“Ready? Play.” Usually these words are spoken by an umpire. But in Blind and Low Vision Tennis, it’s the server letting the receiver know they are about to serve.
Featuring players from around Australia, the inaugural 2022 Australian Blind and Low Vision Championships was a three-day event at the National Tennis Centre in Melbourne Park.
Often abbreviated to BLV, this version of tennis originated in Japan. Players compete against opponents with a similar degree of visual impairment, in categories from B1 (most impairment) to B4 (least impairment). The court dimensions and net height are adjusted accordingly and the balls are larger and sometimes contain a bell.
The scoring system is basically the same as regular tennis though some rules are modified.
New South Wales Inclusion Tennis Coach at Tennis Australia, Steve Manley, recalls that BLV tennis and wheelchair tennis both started about 40 years ago.
As a junior player, he attended the Newcombe/Roche tennis camp and saw wheelchair tennis as a demonstration sport. He acknowledges that wheelchair tennis is better known than its BLW equivalent due to its greater exposure as a USA-invented sport.
No doubt wheelchair tennis also benefits from its status as an event in Grand Slams.

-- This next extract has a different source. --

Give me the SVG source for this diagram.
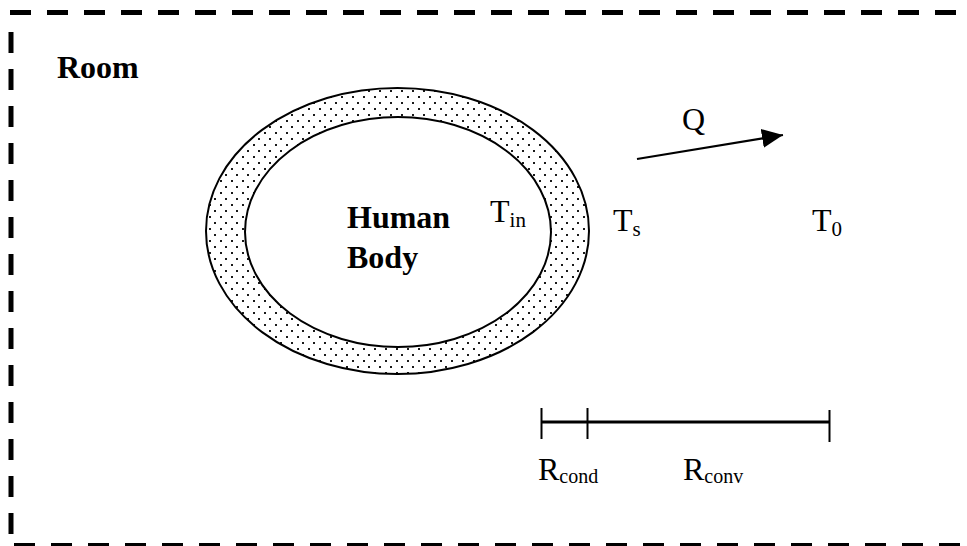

But BLV tennis is making progress with an increasing number of players and tournaments.
On day two of the Championships, Manley stands behind the court watching one of his protégés, 19 year old Courtney Webeck from Gloucester.
“She’s a remarkable story,” he says. “She’s an athlete and taught herself tennis during Covid restrictions.
“I’ve lined her up with a local coach and she’ll be invited to our camp.”
Her opponent is Summer Giddings, also an athlete from New South Wales. Giddings was accompanied to the tournament by her guide dog Lassie who sits watching her play.
Adam Sayad is at the tournament doubling up as a player and as Australian representative on the International Blind Tennis Association. He started playing at eight before stopping at 12 due to deteriorating central vision caused by Stargardt’s Disease.
For the last 12 years, he’s been playing tennis again through the BLW program.
“We started the program with five players, all from Victoria. Now there’s 37 players in this tournament and we’ve got 75 players around Australia,” he says.
“And for the last five years we’ve been playing on the international level.”
Sayad ended up winning the B3 Open Doubles with Ross Patterson, while Courtney Webeck won the B2 Open Women’s Singles.